2\. Start sending prospects to the site (post to forums where your customers
hand out, run some ads via adwords or facebook etc) and let them sign up for
the beta invitation. During the signup, get some additional information in
order to segment them for step 4 below. Be very clear that your product will
be in a beta stage, so that customers know there may be bugs/unfinished
features. Promise to grandfather in the beta customers for a significant
lifetime discount once the beta is over (and actually do so when the time
comes).

3\. Code and get your product ready for beta. This should be the minimum
viable product and you can call it beta v1.0. Now segment your list so that
you allow only x customers for v1.0, then later y additional customers when
you go to beta v2.0 and so on. This will ensure that you do not get
overwhelmed with too many customers giving you too much feedback. Depending on
your product, segment the customers based on niche, so that you can focus all
your energies creating a product solution fit for that specific set. Each beta
cycle should be iterative - learn, build, measure.

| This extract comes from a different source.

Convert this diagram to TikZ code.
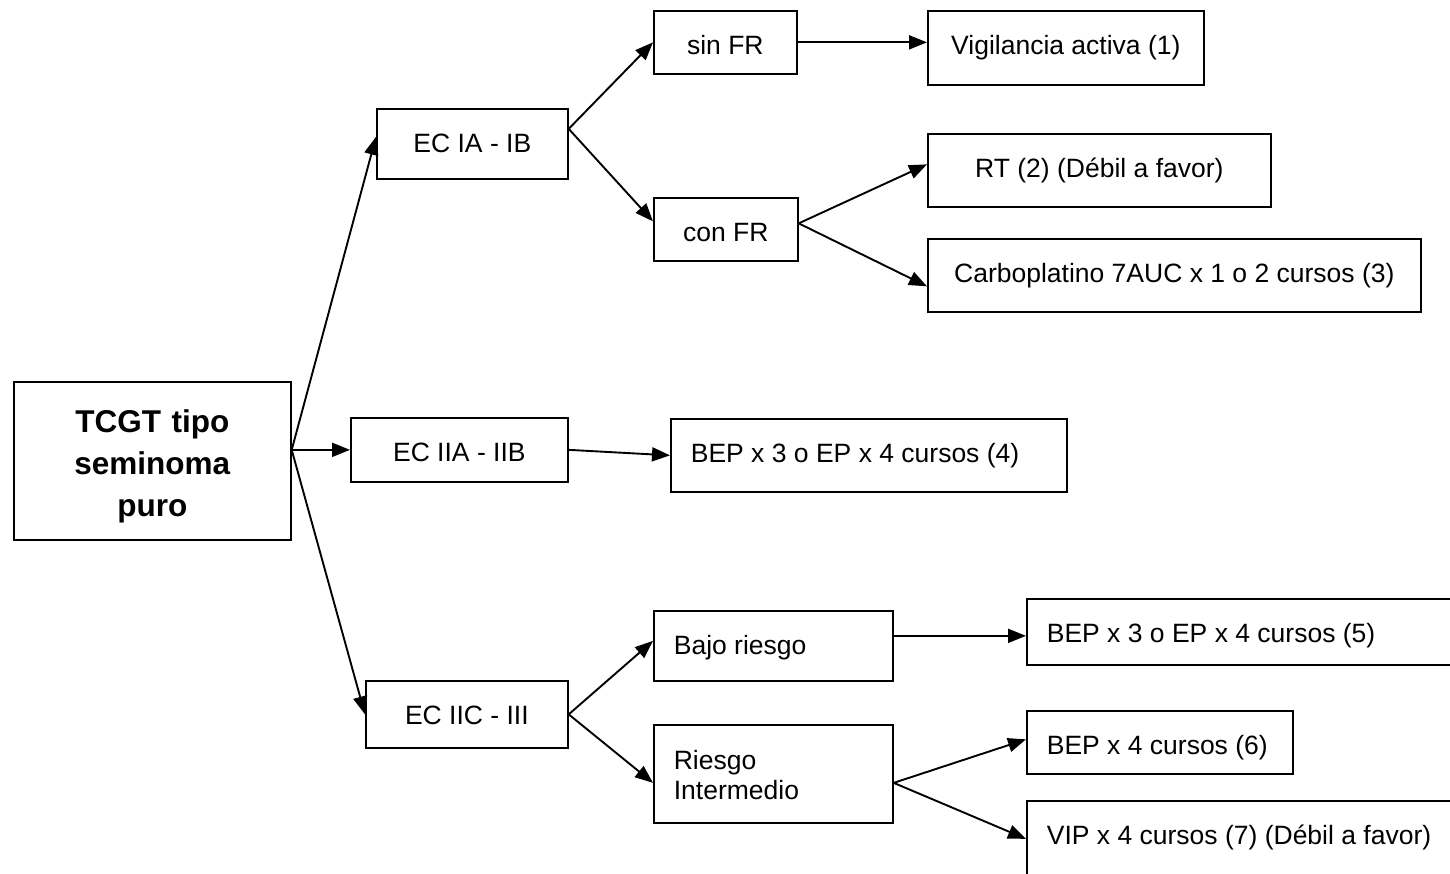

4\. Charge for the beta v1.0. This will go a long way in validating your idea
and your product market fit. If you are not sure what to price your offering
at, go with your gut instinct. You can always increase or decrease pricing
later.

5\. Take feedback over skype, phone or email. If you start with a small set of
early customers, it should be possible for you to spend enough time with them.
Scaling using UserVoice can be done later, since you are limiting the first
set of customers.

------
tmaly
I am in the same boat, I plan on just releasing mine out into the wild. I want
as many users as soon as possible so I can get feedback and tune features.